Put simply, an exploding firework is just a bunch of chemical reactions. The gunpowder contained in the firework is made up of fuel and an oxidizer. Fuels are molecules that contain lots of energy in their chemical bonds. Oxidizers are the molecules that help break these bonds to release the energy. Adding heat to the fuse causes enough activation energy (the minimum amount of energy that colliding particles need to elicit a reaction) to set the firework off into the sky!
The colours in the explosion can also be explained by chemistry. Metal salts are compacted into the fireworks’ effect(s). When adding extreme heat to any metal, it is normal for it to glow an intense colour. This is essentially what happens in a firework explosion; different metal compounds produce different colours. Sodium compounds are yellow and orange, copper and barium salts show green or blue, and calcium or strontium make red.

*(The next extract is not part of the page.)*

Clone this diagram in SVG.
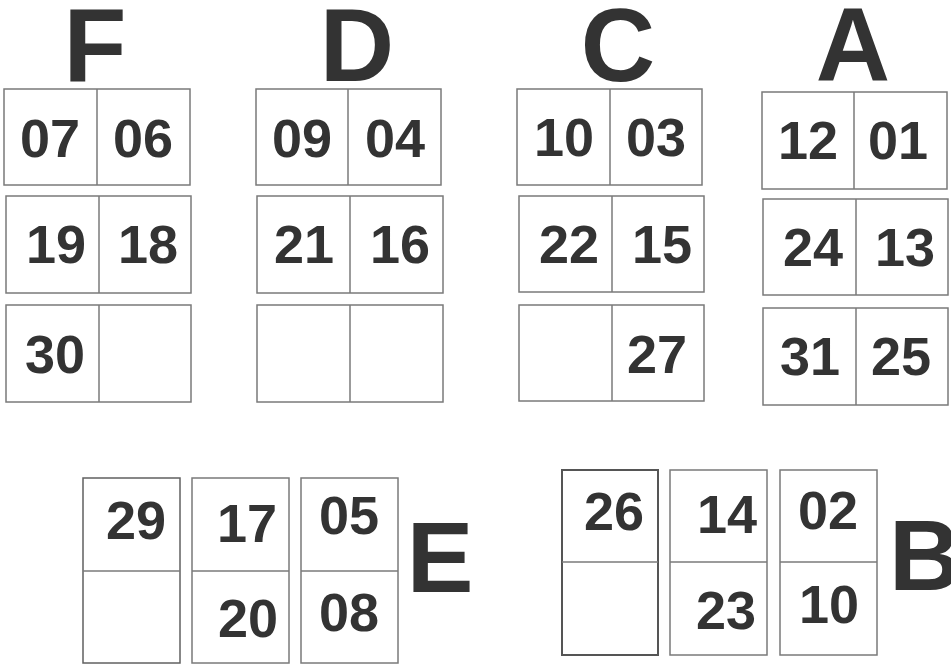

Fun Fact: The colour blue has been acknowledged as the rarest form of firework. This is because when the temperature gets too high, the colour washes out and stops emitting. When the temperature is too low, it won’t reach the desired intensity, so only a very specific range of heat will produce blue fireworks. In contrast, reds, greens, and whites are very easy to produce because their colours won’t wash out if the temperature gets too high, it will only increase in intensity.

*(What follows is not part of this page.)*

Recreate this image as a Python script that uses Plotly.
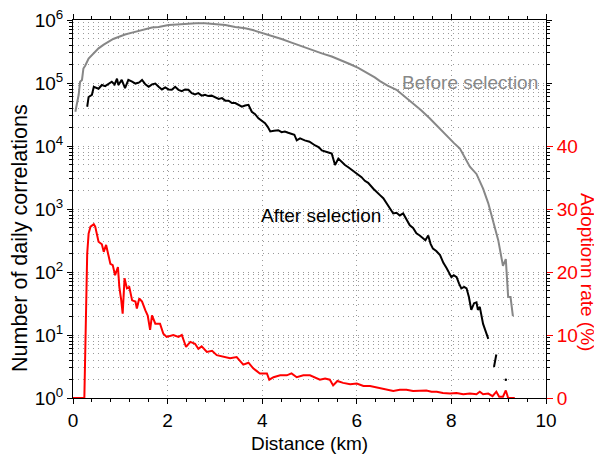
import plotly.graph_objects as go

# ---- data ----
dist_before = [0.05, 0.10, 0.12, 0.15, 0.19, 0.22, 0.26, 0.33, 0.40, 0.47, 0.54, 0.65, 0.75, 0.85, 0.96,
               1.10, 1.25, 1.40, 1.53, 1.67, 1.81, 2.02, 2.20, 2.37, 2.60, 2.79, 3.00, 3.22, 3.43, 3.64,
               3.80, 3.99, 4.20, 4.41, 4.62, 4.84, 5.05, 5.26, 5.47, 5.68, 5.85, 6.03, 6.20, 6.38, 6.49,
               6.65, 6.84, 7.00, 7.19, 7.36, 7.54, 7.72, 7.90, 8.05, 8.18, 8.30, 8.39, 8.53, 8.67, 8.78,
               8.88, 8.99, 9.09, 9.15, 9.20, 9.25, 9.30]
count_before = [3.5e4, 5.2e4, 6.5e4, 1.05e5, 1.12e5, 1.7e5, 1.9e5, 2.45e5, 2.75e5, 3.16e5, 3.55e5, 4.07e5,
                4.57e5, 5.0e5, 5.37e5, 5.89e5, 6.31e5, 6.76e5, 7.24e5, 7.59e5, 7.76e5, 8.32e5, 8.51e5,
                8.71e5, 8.91e5, 8.91e5, 8.71e5, 8.32e5, 7.76e5, 7.41e5, 6.92e5, 6.31e5, 5.62e5, 5.0e5,
                4.37e5, 3.8e5, 3.39e5, 2.95e5, 2.63e5, 2.29e5, 2.0e5, 1.74e5, 1.48e5, 1.23e5, 1.07e5,
                9.1e4, 7.8e4, 6.2e4, 4.8e4, 3.7e4, 2.75e4, 2.0e4, 1.41e4, 1.12e4, 9.1e3, 6.3e3, 4.7e3,
                3.6e3, 2.1e3, 1.23e3, 660, 320, 125, 160, 40, 40, 20]

dist_after = [0.30, 0.33, 0.40, 0.44, 0.54, 0.61, 0.68, 0.75, 0.82, 0.88, 0.93, 0.96, 1.03, 1.10, 1.17,
              1.25, 1.32, 1.40, 1.46, 1.53, 1.60, 1.67, 1.74, 1.81, 1.88, 1.95, 2.02, 2.09, 2.16, 2.23,
              2.30, 2.37, 2.44, 2.51, 2.58, 2.65, 2.72, 2.79, 2.86, 2.93, 3.00, 3.08, 3.15, 3.22, 3.29,
              3.36, 3.43, 3.50, 3.57, 3.64, 3.71, 3.78, 3.85, 3.92, 3.99, 4.06, 4.12, 4.17, 4.25, 4.34,
              4.41, 4.48, 4.55, 4.62, 4.68, 4.73, 4.80, 4.90, 5.00, 5.12, 5.20, 5.26, 5.33, 5.40, 5.47,
              5.54, 5.61, 5.68, 5.75, 5.82, 5.89, 5.96, 6.03, 6.10, 6.17, 6.24, 6.35, 6.42, 6.49, 6.56,
              6.63, 6.70, 6.77, 6.84, 6.91, 6.98, 7.05, 7.12, 7.19, 7.26, 7.33, 7.40, 7.45, 7.51, 7.56,
              7.61, 7.68, 7.76, 7.83, 7.90, 8.00, 8.05, 8.11, 8.16, 8.21, 8.27, 8.32, 8.37, 8.42, 8.48,
              8.53, 8.56, 8.60, 8.67, 8.72, 8.78, 8.84, 8.90, 8.95]
count_after = [4.2e4, 6.0e4, 6.5e4, 8.7e4, 8.1e4, 9.3e4, 8.9e4, 9.8e4, 1.05e5, 9.5e4, 1.17e5, 9.3e4, 1.12e5,
               8.3e4, 1.12e5, 1.05e5, 9.8e4, 1.02e5, 1.12e5, 9.5e4, 8.7e4, 9.5e4, 9.8e4, 8.7e4, 7.9e4,
               8.5e4, 7.9e4, 7.8e4, 8.7e4, 7.8e4, 7.4e4, 7.9e4, 7.8e4, 6.9e4, 6.6e4, 6.9e4, 6.3e4, 6.5e4,
               6.2e4, 6.3e4, 6.0e4, 5.6e4, 5.75e4, 5.25e4, 5.25e4, 4.8e4, 4.8e4, 4.5e4, 4.2e4, 4.4e4,
               4.5e4, 3.5e4, 3.2e4, 2.75e4, 2.5e4, 2.3e4, 2.0e4, 1.7e4, 1.74e4, 1.78e4, 1.66e4, 1.7e4,
               1.62e4, 1.58e4, 1.51e4, 1.23e4, 1.32e4, 1.23e4, 1.17e4, 1.02e4, 9.5e3, 8.5e3, 8.1e3, 7.9e3,
               7.6e3, 5.0e3, 6.3e3, 5.5e3, 5.0e3, 4.6e3, 4.2e3, 3.8e3, 3.5e3, 3.2e3, 2.8e3, 2.6e3, 2.1e3,
               1.9e3, 1.66e3, 1.48e3, 1.23e3, 1.05e3, 850, 870, 790, 850, 680, 550, 500, 410, 380, 340,
               320, 380, 280, 235, 215, 185, 140, 115, 83, 89, 83, 66, 55, 58, 55, 40, 25, 32, 33, 25,
               28, 15, 12, 8.7, None, 3.1, 4.9]
dist_after_isolated = [9.15]
count_after_isolated = [1.95]

dist_rate = [0.00, 0.24, 0.30, 0.33, 0.37, 0.44, 0.47, 0.54, 0.61, 0.65, 0.70, 0.79, 0.84, 0.89, 0.95,
             0.98, 1.02, 1.05, 1.09, 1.14, 1.19, 1.25, 1.32, 1.35, 1.40, 1.46, 1.53, 1.58, 1.63, 1.67,
             1.74, 1.84, 1.91, 1.98, 2.12, 2.23, 2.30, 2.39, 2.48, 2.58, 2.65, 2.72, 2.83, 2.94, 3.04,
             3.18, 3.32, 3.46, 3.60, 3.71, 3.81, 3.88, 3.95, 4.10, 4.15, 4.24, 4.38, 4.52, 4.62, 4.73,
             4.87, 5.01, 5.12, 5.22, 5.33, 5.43, 5.50, 5.59, 5.71, 5.86, 6.00, 6.14, 6.28, 6.42, 6.56,
             6.70, 6.77, 6.91, 7.05, 7.19, 7.33, 7.47, 7.58, 7.69, 7.82, 7.97, 8.11, 8.25, 8.39, 8.53,
             8.60, 8.67, 8.78, 8.87, 8.95, 9.01, 9.09, 9.15, 9.20, 9.34]
rate = [0.0, 0.0, 22.9, 26.1, 27.2, 27.6, 27.2, 24.8, 24.4, 23.2, 24.3, 21.3, 21.1, 19.5, 20.8,
        17.6, 15.5, 13.4, 19.0, 17.4, 17.6, 15.5, 15.3, 14.2, 15.8, 15.3, 13.9, 13.1, 10.8, 13.1,
        11.8, 11.8, 10.2, 9.7, 10.0, 9.7, 10.0, 8.1, 8.9, 8.6, 7.8, 8.2, 7.3, 7.5, 6.8,
        6.6, 6.3, 6.5, 5.3, 5.6, 4.7, 4.3, 3.9, 3.9, 2.9, 3.3, 3.6, 3.6, 3.9, 3.3,
        3.6, 3.6, 3.2, 2.9, 3.1, 2.9, 2.0, 2.7, 2.4, 2.2, 2.3, 1.9, 1.9, 1.7, 1.5,
        1.2, 1.1, 1.3, 1.3, 1.1, 1.1, 1.2, 1.0, 1.0, 0.8, 0.7, 0.8, 0.6, 0.7, 0.6,
        1.0, 0.6, 0.7, 0.3, 1.0, 0.2, 0.2, 1.2, 0.0, 0.0]

decades = [1, 10, 100, 1000, 10000, 100000, 1000000]
decade_labels = ["10<sup>0</sup>", "10<sup>1</sup>", "10<sup>2</sup>", "10<sup>3</sup>",
                 "10<sup>4</sup>", "10<sup>5</sup>", "10<sup>6</sup>"]
rate_ticks = [0, 10, 20, 30, 40]
x_ticks = [0, 2, 4, 6, 8, 10]

FONT = "Liberation Sans, Arial, Helvetica, sans-serif"
RED = "#ff0000"
GRID = "#9a9a9a"
DOT = "1px,4px"

# the page body has an 8px margin, so the figure is offset by 8px
PAGE_OFF = 8
W, H = 602 - PAGE_OFF, 457 - PAGE_OFF
ML, MT = 73 - PAGE_OFF, 20 - PAGE_OFF
MR, MB = 56, 59
PW = W - ML - MR
PH = H - MT - MB

fig = go.Figure()
fig.add_trace(go.Scatter(x=dist_before, y=count_before, mode="lines",
                         line=dict(color="#878787", width=2), yaxis="y", showlegend=False))
fig.add_trace(go.Scatter(x=dist_after, y=count_after, mode="lines",
                         line=dict(color="black", width=2), yaxis="y", showlegend=False))
fig.add_trace(go.Scatter(x=dist_after_isolated, y=count_after_isolated, mode="markers",
                         marker=dict(color="black", size=2.5), yaxis="y", showlegend=False))
fig.add_trace(go.Scatter(x=dist_rate, y=rate, mode="lines",
                         line=dict(color=RED, width=2), yaxis="y2", showlegend=False))

fig.add_annotation(text="Before selection", x=9.87, y=5.015, xref="x", yref="y",
                   xanchor="right", yanchor="middle", showarrow=False,
                   font=dict(family=FONT, size=19, color="#888888"))
fig.add_annotation(text="After selection", x=3.93, y=2.90, xref="x", yref="y",
                   xanchor="left", yanchor="middle", showarrow=False,
                   font=dict(family=FONT, size=19, color="black"))
fig.add_annotation(text="Adoptionn rate (%)", x=1 + (588 - 546) / PW, y=20, xref="paper", yref="y2",
                   xanchor="center", yanchor="middle", showarrow=False, textangle=90,
                   font=dict(family=FONT, size=19, color=RED))
fig.add_annotation(text="Number of daily correlations", x=(20 - 73) / PW, y=(398 - 238) / PH,
                   xref="paper", yref="paper",
                   xanchor="center", yanchor="middle", showarrow=False, textangle=-90,
                   font=dict(family=FONT, size=21.5, color="black"))

fig.update_layout(
    width=W, height=H,
    margin=dict(l=ML, r=MR, t=MT, b=MB, autoexpand=False),
    paper_bgcolor="white", plot_bgcolor="white",
    font=dict(family=FONT, size=19, color="black"),
    xaxis=dict(range=[0, 10], tickvals=x_ticks, ticks="outside", ticklen=5, tickwidth=1,
               tickcolor="black", showline=True, linecolor="black", linewidth=1, mirror="ticks",
               showgrid=True, gridcolor=GRID, gridwidth=1, griddash=DOT, zeroline=False,
               minor=dict(dtick=0.4, ticks="outside", ticklen=3, tickcolor="black", showgrid=False),
               title=dict(text="Distance (km)", font=dict(size=19), standoff=6),
               tickfont=dict(size=19), automargin=False, ticklabeloverflow="allow"),
    yaxis=dict(type="log", range=[0, 6], tickvals=decades, ticktext=decade_labels,
               ticks="outside", ticklen=5, tickwidth=1, tickcolor="black",
               showline=True, linecolor="black", linewidth=1, mirror="ticks",
               showgrid=True, gridcolor=GRID, gridwidth=1, griddash=DOT, zeroline=False,
               minor=dict(dtick="D1", ticks="outside", ticklen=3, tickcolor="black",
                          showgrid=True, gridcolor=GRID, gridwidth=1, griddash=DOT),
               tickfont=dict(size=19), automargin=False, ticklabeloverflow="allow"),
    yaxis2=dict(overlaying="y", side="right", range=[0, 60], tickvals=rate_ticks,
                ticks="outside", ticklen=6, tickwidth=1, tickcolor=RED,
                tickfont=dict(size=19, color=RED), showgrid=False, zeroline=False,
                showline=False, automargin=False, ticklabeloverflow="allow"),
)

fig.write_html("out.html")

From a physics standpoint, fireworks are just as explainable. To explain the gorgeous symmetry of aerial fireworks, we can look at the conservation of momentum. This law states that the momentum of a system will be constant given that there are no external forces acting on it. In other words, the quantity of motion must be equal on each side of an explosion. Wind often acts as an external force that affects the balance, but at the time of the explosion, you can be assured that it is symmetrical.
Physics can also explain how a firework shoots up into the air in the first place. According to Newton’s third law, for every action force, there is an equal and opposite reaction force. The same way a rocket blasts off the ground, the powder in the charge burns, emitting gases that shoot out of the back of the firework. The gases exert a force on the firework, which in turn, exerts a force on the gases. This reaction force sends the firework off into the sky!